Missouri authorities released a woman who served 43 years of a life sentence Friday despite the opposition of Republican Attorney General Andrew Bailey of Missouri, according to multiple reports.
Sandra Hemme was convicted of murdering Patricia Jeschke, a library worker from St. Joseph, Missouri, in 1981 and sentenced to life in prison, the Associated Press reported. The Missouri Supreme Court cleared the way for Hemme’s release Thursday, upholding rulings from lower courts that found Hemme’s confessions to the crime were “unreliable and false,” according to the New York Times.
Livingston County Presiding Judge Ryan Horsman overturned Hemme’s verdict in a June 14 decision, but Bailey’s office argued that Hemme needed to serve 12 years for a pair of assault convictions from her time in prison, one against a fellow inmate and another against a correctional officer, the AP reported.
“Exculpatory evidence was not disclosed to Ms. Hemme that was material to the outcome of her case and that she can show cause-and-prejudice for not having discovered her Brady v. Maryland claim earlier,” Horsman wrote. “Ms. Hemme has thus established a gateway claim of innocence that overcomes any alleged procedural default related to the ineffective assistance of counsel she received at her trial. Ms. Hemme has also established evidence supporting a freestanding claim of actual innocence.”

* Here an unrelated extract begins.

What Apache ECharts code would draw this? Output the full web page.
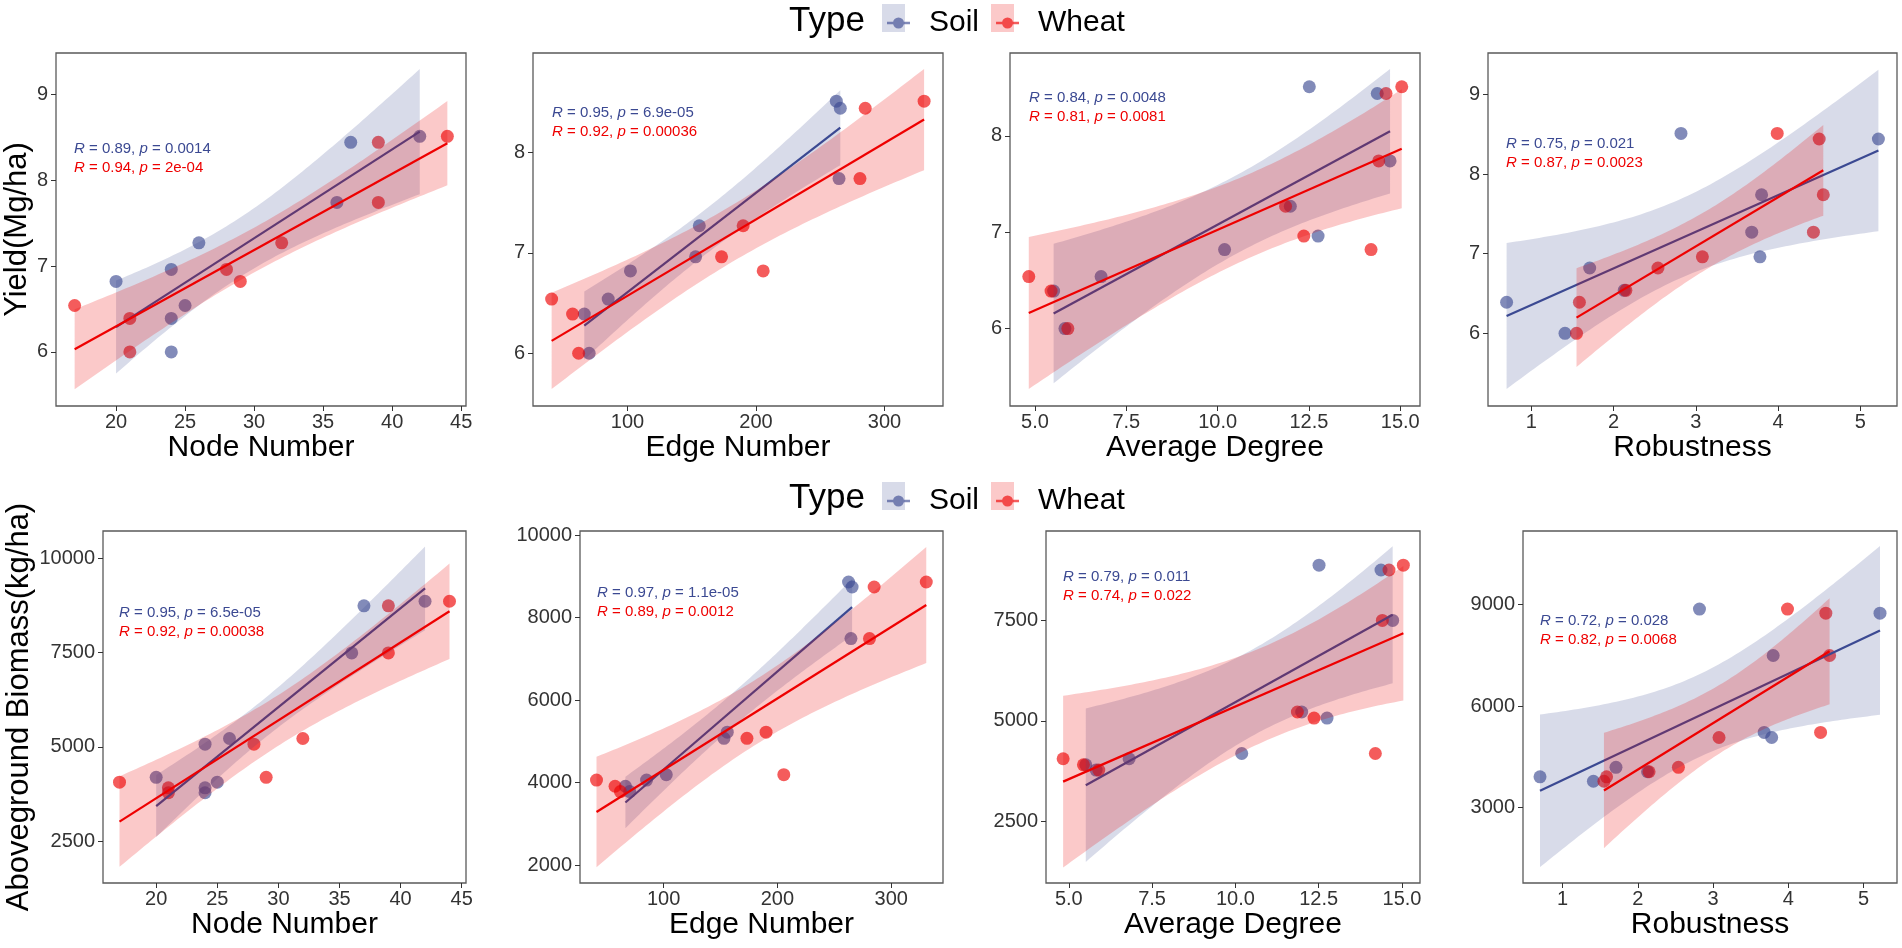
<!DOCTYPE html>
<html>
<head>
<meta charset="utf-8">
<title>Network properties vs yield and biomass</title>
<script src="https://cdn.jsdelivr.net/npm/echarts@6/dist/echarts.min.js"></script>
<style>
  html, body { margin: 0; padding: 0; background: #fff; }
  #chart { width: 1902px; height: 948px; }
</style>
</head>
<body>
<div id="chart"></div>
<script>
// yield / biomass of the 9 plots (same order in every x array)
var yieldVals = [8.51, 8.44, 7.74, 7.27, 6.96, 6.82, 6.54, 6.39, 6.00]
var biomassVals = [8860, 8740, 7490, 5220, 5070, 4190, 4060, 3910, 3780]

var soilNode = [42, 37, 36, 26, 24, 20, 25, 24, 24]
var wheatNode = [44, 39, 39, 32, 28, 29, 17, 21, 21]
var soilEdge = [262.5, 265.6, 264.6, 155.9, 153, 102.3, 85, 66.4, 70.2]
var wheatEdge = [330.8, 285, 280.9, 190, 173.2, 205.6, 41, 57.3, 62]
var soilDegree = [12.51, 14.37, 14.72, 11.99, 12.75, 10.19, 6.81, 5.51, 5.82]
var wheatDegree = [15.04, 14.61, 14.41, 11.86, 12.36, 14.2, 4.83, 5.44, 5.9]
var soilRobust = [2.82, 5.22, 3.80, 3.68, 3.78, 1.71, 2.13, 0.70, 1.41]
var wheatRobust = [3.99, 4.50, 4.55, 4.43, 3.08, 2.54, 2.15, 1.585, 1.55]

// correlation labels, panel order: top row then bottom row
var soilR = [0.89, 0.95, 0.84, 0.75, 0.95, 0.97, 0.79, 0.72]
var soilP = ['0.0014', '6.9e-05', '0.0048', '0.021', '6.5e-05', '1.1e-05', '0.011', '0.028']
var wheatR = [0.94, 0.92, 0.81, 0.87, 0.92, 0.89, 0.74, 0.82]
var wheatP = ['2e-04', '0.00036', '0.0081', '0.0023', '0.00038', '0.0012', '0.022', '0.0068']

// tick labels
var nodeTicks = [20, 25, 30, 35, 40, 45]
var edgeTicks = [100, 200, 300]
var degreeTicks = [5, 7.5, 10, 12.5, 15]
var robustTicks = [1, 2, 3, 4, 5]
var yieldTicks14 = [6, 7, 8, 9]
var yieldTicks23 = [6, 7, 8]
var bioTicks5 = [2500, 5000, 7500, 10000]
var bioTicks6 = [2000, 4000, 6000, 8000, 10000]
var bioTicks7 = [2500, 5000, 7500]
var bioTicks8 = [3000, 6000, 9000]

var FONT = 'Liberation Sans, Arial, sans-serif'
var T_CRIT = 2.364624 // qt(0.975, df = 7)

var groups = [
	{ name: 'Soil', point: 'rgba(59,73,146,0.8)', line: '#3B4992', fill: 'rgba(59,73,146,0.2)', text: '#3B4992' },
	{ name: 'Wheat', point: 'rgba(238,0,0,0.8)', line: '#EE0000', fill: 'rgba(238,0,0,0.21)', text: '#EE0000' }
]

// layout of each panel: [left, top, width, height], axis extents, label positions
var panels = [
	{ grid: [56, 53, 410, 353], x: [15.65, 45.35], y: [5.37, 9.48], xt: nodeTicks, yt: yieldTicks14,
		xs: [soilNode, wheatNode], ys: yieldVals, xName: 'Node Number', yName: 'Yield(Mg/ha)', yGap: 21, ann: [74, 141, 160] },
	{ grid: [533, 53, 410, 353], x: [26.5, 345.5], y: [5.475, 8.99], xt: edgeTicks, yt: yieldTicks23,
		xs: [soilEdge, wheatEdge], ys: yieldVals, xName: 'Edge Number', ann: [552, 105, 124] },
	{ grid: [1010, 53, 410, 353], x: [4.316, 15.54], y: [5.197, 8.86], xt: degreeTicks, yt: yieldTicks23,
		xs: [soilDegree, wheatDegree], ys: yieldVals, xName: 'Average Degree', dec: 1, ann: [1029, 90, 109] },
	{ grid: [1488, 53, 409, 353], x: [0.474, 5.446], y: [5.087, 9.52], xt: robustTicks, yt: yieldTicks14,
		xs: [soilRobust, wheatRobust], ys: yieldVals, xName: 'Robustness', ann: [1506, 136, 155] },
	{ grid: [103, 531, 363, 352], x: [15.65, 45.35], y: [1386, 10724], xt: nodeTicks, yt: bioTicks5,
		xs: [soilNode, wheatNode], ys: biomassVals, xName: 'Node Number', yName: 'Aboveground Biomass(kg/ha)', yGap: 68, ann: [119, 605, 624] },
	{ grid: [580, 531, 363, 352], x: [26.5, 345.5], y: [1564, 10097], xt: edgeTicks, yt: bioTicks6,
		xs: [soilEdge, wheatEdge], ys: biomassVals, xName: 'Edge Number', ann: [597, 585, 604] },
	{ grid: [1046, 531, 374, 352], x: [4.316, 15.54], y: [980, 9707], xt: degreeTicks, yt: bioTicks7,
		xs: [soilDegree, wheatDegree], ys: biomassVals, xName: 'Average Degree', dec: 1, ann: [1063, 569, 588] },
	{ grid: [1523, 531, 374, 352], x: [0.474, 5.446], y: [778, 11163], xt: robustTicks, yt: bioTicks8,
		xs: [soilRobust, wheatRobust], ys: biomassVals, xName: 'Robustness', ann: [1540, 613, 632] }
]

// ordinary least squares fit with a 95% confidence band (like geom_smooth(method = 'lm'))
function fitLine(xs, ys) {
	var n = xs.length
	var mx = xs.reduce(function (s, v) { return s + v }, 0) / n
	var my = ys.reduce(function (s, v) { return s + v }, 0) / n
	var sxx = 0, sxy = 0, sse = 0
	for (var i = 0; i < n; i++) {
		sxx += (xs[i] - mx) * (xs[i] - mx)
		sxy += (xs[i] - mx) * (ys[i] - my)
	}
	var b = sxy / sxx, a = my - b * mx
	for (var j = 0; j < n; j++) {
		sse += Math.pow(ys[j] - a - b * xs[j], 2)
	}
	var s = Math.sqrt(sse / (n - 2))
	var lo = Math.min.apply(null, xs), hi = Math.max.apply(null, xs)
	var band = []
	for (var k = 0; k <= 80; k++) {
		var x = lo + (hi - lo) * k / 80
		var yh = a + b * x
		var se = s * Math.sqrt(1 / n + (x - mx) * (x - mx) / sxx)
		band.push([x, yh - T_CRIT * se, yh + T_CRIT * se])
	}
	return { line: [[lo, a + b * lo], [hi, a + b * hi]], band: band }
}

function bandRenderer(band, fill) {
	return function (params, api) {
		if (params.dataIndex !== 0) return
		var pts = []
		band.forEach(function (d) { pts.push(api.coord([d[0], d[2]])) })
		band.slice().reverse().forEach(function (d) { pts.push(api.coord([d[0], d[1]])) })
		return { type: 'polygon', shape: { points: pts }, style: { fill: fill } }
	}
}

var grids = [], xAxes = [], yAxes = [], series = [], titles = []

panels.forEach(function (p, k) {
	grids.push({
		left: p.grid[0], top: p.grid[1], width: p.grid[2], height: p.grid[3],
		show: true, borderColor: '#5a5a5a', borderWidth: 1.3, backgroundColor: 'transparent'
	})
	xAxes.push({
		gridIndex: k, type: 'value', min: p.x[0], max: p.x[1],
		axisLine: { show: false, onZero: false },
		splitLine: { show: false },
		axisTick: { show: true, length: 5, lineStyle: { color: '#333' }, customValues: p.xt },
		axisLabel: {
			fontSize: 20, color: '#333', margin: 6, fontFamily: FONT, customValues: p.xt,
			formatter: function (v) { return p.dec ? v.toFixed(p.dec) : String(v) }
		},
		name: p.xName, nameLocation: 'middle', nameGap: 27,
		nameTextStyle: { fontSize: 30, color: '#000', fontFamily: FONT }
	})
	yAxes.push({
		gridIndex: k, type: 'value', min: p.y[0], max: p.y[1],
		axisLine: { show: false, onZero: false },
		splitLine: { show: false },
		axisTick: { show: true, length: 5, lineStyle: { color: '#333' }, customValues: p.yt },
		axisLabel: {
			fontSize: 20, color: '#333', margin: 8, fontFamily: FONT, customValues: p.yt,
			formatter: function (v) { return String(v) }
		},
		name: p.yName || '', nameLocation: 'middle', nameGap: p.yGap || 0,
		nameTextStyle: { fontSize: 31, color: '#000', fontFamily: FONT }
	})

	// points first, then ribbon + line of each group (ggplot drawing order)
	groups.forEach(function (g, gi) {
		series.push({
			type: 'scatter', name: g.name, xAxisIndex: k, yAxisIndex: k,
			data: p.xs[gi].map(function (x, i) { return [x, p.ys[i]] }),
			symbolSize: 13, itemStyle: { color: g.point }, z: 2, silent: true
		})
	})
	groups.forEach(function (g, gi) {
		var f = fitLine(p.xs[gi], p.ys)
		series.push({
			type: 'custom', name: g.name, xAxisIndex: k, yAxisIndex: k,
			data: f.band, encode: { x: 0, y: [1, 2] },
			renderItem: bandRenderer(f.band, g.fill), silent: true, z: 3 + gi * 2
		})
		series.push({
			type: 'line', name: g.name, xAxisIndex: k, yAxisIndex: k,
			data: f.line, symbol: 'none', silent: true,
			lineStyle: { color: g.line, width: 2.2 }, z: 4 + gi * 2
		})
	})

	var italic = { fontStyle: 'italic', fontSize: 15, fontFamily: FONT }
	titles.push({
		text: '{i|R} = ' + soilR[k].toFixed(2) + ', {i|p} = ' + soilP[k],
		left: p.ann[0], top: p.ann[1], padding: 0,
		textStyle: { fontSize: 15, fontWeight: 'normal', color: groups[0].text, fontFamily: FONT,
			rich: { i: Object.assign({ color: groups[0].text }, italic) } }
	})
	titles.push({
		text: '{i|R} = ' + wheatR[k].toFixed(2) + ', {i|p} = ' + wheatP[k],
		left: p.ann[0], top: p.ann[2], padding: 0,
		textStyle: { fontSize: 15, fontWeight: 'normal', color: groups[1].text, fontFamily: FONT,
			rich: { i: Object.assign({ color: groups[1].text }, italic) } }
	})
})

// legend titles
titles.push({ text: 'Type', left: 789, top: 4, padding: 0,
	textStyle: { fontSize: 35, fontWeight: 'normal', color: '#000', fontFamily: FONT } })
titles.push({ text: 'Type', left: 789, top: 481, padding: 0,
	textStyle: { fontSize: 35, fontWeight: 'normal', color: '#000', fontFamily: FONT } })

var keyIcon = 'path://M0,12.8h23v2.4h-23z M17,14A5.5,5.5 0 1 1 6,14A5.5,5.5 0 1 1 17,14Z'
function legendAt(top) {
	return {
		data: ['Soil', 'Wheat'], left: 882, top: top, orient: 'horizontal',
		itemWidth: 23, itemHeight: 28, itemGap: 17, icon: keyIcon, selectedMode: false,
		textStyle: { fontSize: 30, color: '#000', fontFamily: FONT, padding: [0, 0, 0, 14] }
	}
}

// light ribbon-coloured squares behind the legend keys
var keyBoxes = []
;[3, 481].forEach(function (top) {
	keyBoxes.push({ type: 'rect', left: 882, top: top + 1, shape: { width: 23, height: 28 }, style: { fill: groups[0].fill }, z: 0 })
	keyBoxes.push({ type: 'rect', left: 991, top: top + 1, shape: { width: 23, height: 28 }, style: { fill: groups[1].fill }, z: 0 })
})

var myChart = echarts.init(document.getElementById('chart'))
myChart.setOption({
	animation: false,
	backgroundColor: '#fff',
	textStyle: { fontFamily: FONT },
	title: titles,
	legend: [legendAt(3), legendAt(481)],
	graphic: keyBoxes,
	grid: grids,
	xAxis: xAxes,
	yAxis: yAxes,
	series: series
})
</script>
</body>
</html>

“She is the victim of a manifest injustice,” Horsman wrote.
Bailey also reportedly ordered staff at the prison Hemme was held not to release her, but the staff did after Horman threatened to hold Bailey in contempt, according to the AP.
A statement from the Innocence Project, which represented Hemme, claimed the St. Joseph Police “hid evidence implicating one of their own,” saying a police officer with the department had Jeschke’s earrings and that his truck was near the murder victim’s home.